Biofilm Development, Microbial Diversity and Dissolved Organic Matter from El Tatio, Chile: Implications for Metalloid Biogeochemical Cycling

El Tatio is one of the largest geyser zones known, located at >4400 m elevation in Region II, Chile. Microbial diversity, fluid composition, and the biofilm geochemistry are being investigated to better understand toxic metalloid mobility and biogeochemical cycling. Hydrothermal fluids are near neutral pH, Na-Cl type, with ~450 μmol/L total arsenic and 21 μmol/L antimony. Biofilm development occurs in silica-precipitating fluids containing 2.6-5.8 mmol/L dissolved Si. As(V), speciated by x-ray absorption spectroscopy, partitions to the hydrous ferric oxides (HFO) in the mats. Mats contain only 0.8 - 3.0% (dry w/w) total organic carbon, with the balance principally as Si and HFO, with trace amounts of other inorganic constituents. As temperature decreases, silica and iron precipitate and the mats resemble a silica-rich, ferrihydrite-gel rather than organic biofilms. 16S rRNA gene sequences from biofilms indicates communities proximal to geyser pools (at ~76-80 ^oC) are dominated by Chloroflexi-like organisms, with representation from the OP10, OP11, and WS-6 candidate divisions and Bacteriodetes.
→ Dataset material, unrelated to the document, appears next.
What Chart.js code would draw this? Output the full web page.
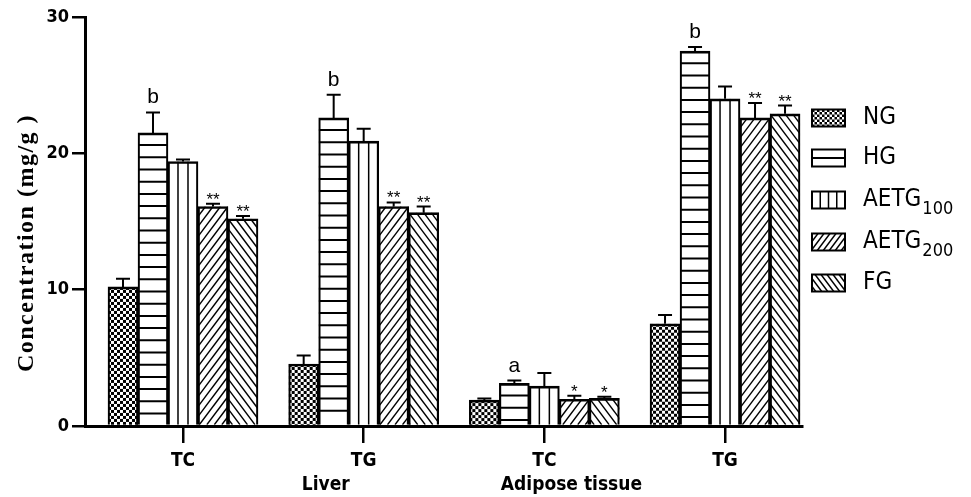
<!DOCTYPE html>
<html lang="en">
<head>
    <meta charset="UTF-8">
    <title>Concentration in liver and adipose tissue</title>
    <script src="https://cdn.jsdelivr.net/npm/chart.js"></script>
    <style>
        * {
            margin: 0;
            padding: 0;
            box-sizing: border-box;
        }
        body {
            background: #fff;
        }
        .chart-container {
            width: 971px;
            height: 497px;
        }
    </style>
</head>
<body>
    <div class="chart-container">
        <canvas id="concChart"></canvas>
    </div>

    <script>
        // Data
        const X_TICKS = ['TC', 'TG', 'TC', 'TG'];
        const GROUP_LABELS = ['Liver', 'Adipose tissue'];
        const SERIES = ['NG', 'HG', 'AETG100', 'AETG200', 'FG'];
        const SERIES_SUB = ['', '', '100', '200', ''];

        const NG = [10.2, 4.55, 1.9, 7.5];
        const HG = [21.5, 22.6, 3.13, 27.5];
        const AETG100 = [19.4, 20.9, 2.93, 24.0];
        const AETG200 = [16.1, 16.1, 1.96, 22.6];
        const FG = [15.2, 15.65, 2.03, 22.9];

        const NG_ERR = [0.6, 0.63, 0.12, 0.65];
        const HG_ERR = [1.5, 1.7, 0.2, 0.3];
        const AETG100_ERR = [0.15, 0.9, 0.95, 0.9];
        const AETG200_ERR = [0.2, 0.3, 0.26, 1.1];
        const FG_ERR = [0.2, 0.45, 0.12, 0.6];

        const NG_MARK = ['', '', '', ''];
        const HG_MARK = ['b', 'b', 'a', 'b'];
        const AETG100_MARK = ['', '', '', ''];
        const AETG200_MARK = ['**', '**', '*', '**'];
        const FG_MARK = ['**', '**', '*', '**'];

        const Y_TICKS = [0, 10, 20, 30];

        const VALUES = [NG, HG, AETG100, AETG200, FG];
        const ERRORS = [NG_ERR, HG_ERR, AETG100_ERR, AETG200_ERR, FG_ERR];
        const MARKS = [NG_MARK, HG_MARK, AETG100_MARK, AETG200_MARK, FG_MARK];
        const FILLS = ['checker', 'hlines', 'vlines', 'fdiag', 'bdiag'];

        const NARROW = "'Liberation Sans Narrow', 'DejaVu Sans Condensed', 'Liberation Sans', Arial, sans-serif";
        const SANS = "'Liberation Sans', Arial, sans-serif";

        // hatch fills drawn inside a rectangle; small=true for legend swatches
        function drawFill(ctx, kind, l, t, w, h, small) {
            ctx.save();
            ctx.beginPath();
            ctx.rect(l, t, w, h);
            ctx.clip();
            ctx.fillStyle = '#fff';
            ctx.fillRect(l, t, w, h);
            ctx.fillStyle = '#000';
            ctx.strokeStyle = '#000';
            if (kind === 'checker') {
                const c = small ? 2.5 : 3;
                let r = 0;
                for (let yy = 0; yy < h; yy += c, r++) {
                    let q = 0;
                    for (let xx = 0; xx < w; xx += c, q++) {
                        if ((r + q) % 2 === 0) ctx.fillRect(l + xx, t + yy, c, c);
                    }
                }
            } else if (kind === 'hlines') {
                ctx.lineWidth = 2;
                const step = small ? h / 2 : 12.2;
                for (let yy = t + step; yy < t + h - 2; yy += step) {
                    ctx.beginPath();
                    ctx.moveTo(l, yy);
                    ctx.lineTo(l + w, yy);
                    ctx.stroke();
                }
            } else if (kind === 'vlines') {
                ctx.lineWidth = 1.5;
                const n = small ? 4 : 3;
                for (let k = 1; k < n; k++) {
                    ctx.beginPath();
                    ctx.moveTo(l + k * w / n, t);
                    ctx.lineTo(l + k * w / n, t + h);
                    ctx.stroke();
                }
            } else {
                ctx.lineWidth = 1.4;
                const step = small ? 6 : 7.5, k = 0.75;
                const b = t + h;
                for (let xx = -h * k - step; xx < w + step; xx += step) {
                    ctx.beginPath();
                    if (kind === 'fdiag') {
                        ctx.moveTo(l + xx, b);
                        ctx.lineTo(l + xx + h * k, t);
                    } else {
                        ctx.moveTo(l + w - xx, b);
                        ctx.lineTo(l + w - xx - h * k, t);
                    }
                    ctx.stroke();
                }
            }
            ctx.restore();
        }

        const hatchPlugin = {
            id: 'hatch',
            beforeDatasetsDraw(chart) {
                const ctx = chart.ctx;
                chart.data.datasets.forEach((ds, di) => {
                    chart.getDatasetMeta(di).data.forEach(bar => {
                        const p = bar.getProps(['x', 'y', 'base', 'width'], true);
                        drawFill(ctx, FILLS[di], p.x - p.width / 2, p.y, p.width, p.base - p.y, false);
                    });
                });
            },
            afterDatasetsDraw(chart) {
                const ctx = chart.ctx;
                const yScale = chart.scales.y;
                ctx.save();
                ctx.strokeStyle = '#000';
                ctx.fillStyle = '#000';
                chart.data.datasets.forEach((ds, di) => {
                    chart.getDatasetMeta(di).data.forEach((bar, j) => {
                        const p = bar.getProps(['x', 'y'], true);
                        const top = yScale.getPixelForValue(VALUES[di][j] + ERRORS[di][j]);
                        ctx.lineWidth = 2;
                        ctx.beginPath();
                        ctx.moveTo(p.x, p.y);
                        ctx.lineTo(p.x, top);
                        ctx.moveTo(p.x - 7, top);
                        ctx.lineTo(p.x + 7, top);
                        ctx.stroke();
                        const mark = MARKS[di][j];
                        if (mark) {
                            ctx.textAlign = 'center';
                            ctx.textBaseline = 'alphabetic';
                            if (mark.includes('*')) {
                                ctx.font = '17px ' + SANS;
                                ctx.fillText(mark, p.x, top + 1);
                            } else {
                                ctx.font = '21px ' + SANS;
                                ctx.fillText(mark, p.x, top - 9);
                            }
                        }
                    });
                });
                ctx.restore();
            },
            afterDraw(chart) {
                const ctx = chart.ctx;
                const xScale = chart.scales.x;
                ctx.save();
                ctx.fillStyle = '#000';

                // axis title
                ctx.save();
                ctx.translate(27, 243);
                ctx.rotate(-Math.PI / 2);
                ctx.font = "bold 24px 'Liberation Serif', 'Times New Roman', serif";
                ctx.letterSpacing = '1.5px';
                ctx.textAlign = 'center';
                ctx.textBaseline = 'middle';
                ctx.fillText('Concentration (mg/g )', 0, 0);
                ctx.restore();

                // tissue labels under the ticks
                ctx.font = 'bold 19px ' + NARROW;
                ctx.textAlign = 'center';
                ctx.textBaseline = 'middle';
                ctx.fillText(GROUP_LABELS[0], xScale.getPixelForValue(0.79), 485);
                ctx.fillText(GROUP_LABELS[1], xScale.getPixelForValue(2.15), 485);

                // legend
                const boxL = 812, boxW = 33, boxH = 17;
                const rows = [118, 158, 200, 242, 283];
                SERIES.forEach((name, i) => {
                    const cy = rows[i];
                    drawFill(ctx, FILLS[i], boxL, cy - boxH / 2, boxW, boxH, true);
                    ctx.lineWidth = 2;
                    ctx.strokeStyle = '#000';
                    ctx.strokeRect(boxL, cy - boxH / 2, boxW, boxH);
                    const main = SERIES_SUB[i] ? name.replace(SERIES_SUB[i], '') : name;
                    ctx.font = '24px ' + NARROW;
                    ctx.textAlign = 'left';
                    ctx.textBaseline = 'middle';
                    ctx.fillText(main, 863, cy);
                    if (SERIES_SUB[i]) {
                        const wMain = ctx.measureText(main).width;
                        ctx.font = '18px ' + NARROW;
                        ctx.fillText(SERIES_SUB[i], 863 + wMain + 1, cy + 9);
                    }
                });
                ctx.restore();
            }
        };

        const datasets = SERIES.map((name, i) => ({
            label: name,
            data: VALUES[i].map((v, j) => ({ x: j, y: v })),
            backgroundColor: 'rgba(0,0,0,0)',
            borderColor: '#000',
            borderWidth: { top: 2, left: 1.5, right: 1.5, bottom: 0 },
            borderSkipped: false,
            barThickness: 30
        }));

        const ctx = document.getElementById('concChart').getContext('2d');
        new Chart(ctx, {
            type: 'bar',
            data: { datasets: datasets },
            plugins: [hatchPlugin],
            options: {
                responsive: true,
                maintainAspectRatio: false,
                animation: false,
                layout: { padding: { left: 0, right: 169, top: 17, bottom: 0 } },
                plugins: {
                    legend: { display: false },
                    tooltip: { enabled: false }
                },
                scales: {
                    x: {
                        type: 'linear',
                        min: -0.5424,
                        max: 3.426,
                        offset: false,
                        afterBuildTicks: s => { s.ticks = X_TICKS.map((t, i) => ({ value: i })); },
                        afterFit: s => { s.height = 71; },
                        grid: {
                            display: true,
                            drawOnChartArea: false,
                            drawTicks: true,
                            tickLength: 17,
                            offset: false,
                            color: '#000',
                            lineWidth: 2.5
                        },
                        border: { display: true, color: '#000', width: 3 },
                        ticks: {
                            autoSkip: false,
                            maxRotation: 0,
                            padding: 7,
                            color: '#000',
                            font: { family: NARROW, size: 19, weight: 'bold' },
                            callback: v => X_TICKS[v]
                        }
                    },
                    y: {
                        min: 0,
                        max: 30,
                        afterBuildTicks: s => { s.ticks = Y_TICKS.map(v => ({ value: v })); },
                        afterFit: s => { s.width = 85; },
                        grid: {
                            display: true,
                            drawOnChartArea: false,
                            drawTicks: true,
                            tickLength: 13,
                            color: '#000',
                            lineWidth: 2.5
                        },
                        border: { display: true, color: '#000', width: 3 },
                        ticks: {
                            padding: 3,
                            color: '#000',
                            font: { family: NARROW, size: 18, weight: 'bold' }
                        }
                    }
                }
            }
        });
    </script>
</body>
</html>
Downstream communities are dominated by Bacteriodetes, with lesser abundances of Chloroflexi, Gammaproteobacteria, Chlorobi, and Planctomycetes. Based on fluorescence spectroscopy, spectral characteristics of dissolved organic matter (DOM) were closely related to microbial protein signatures and not to terrestrially-influenced or soil-derived humic substances. These results imply that microbial production and cycling of DOM within the discharging hydrothermal fluids may be occurring, but also that accumulation of organic carbon is minimal because intense photooxidation degrades the microbial DOM. The presence of As may be influencing the fluorescence of humic-like components but not protein-like components, suggesting that the interactions between microbial DOM and As may also be a significant, possibly due to a photosensitive ligand-metal complex. The biofilms at El Tatio provide unique opportunities to investigate biofilm-mediated metalloid cycling that may be relevant to water resources and to geothermal power production in the region.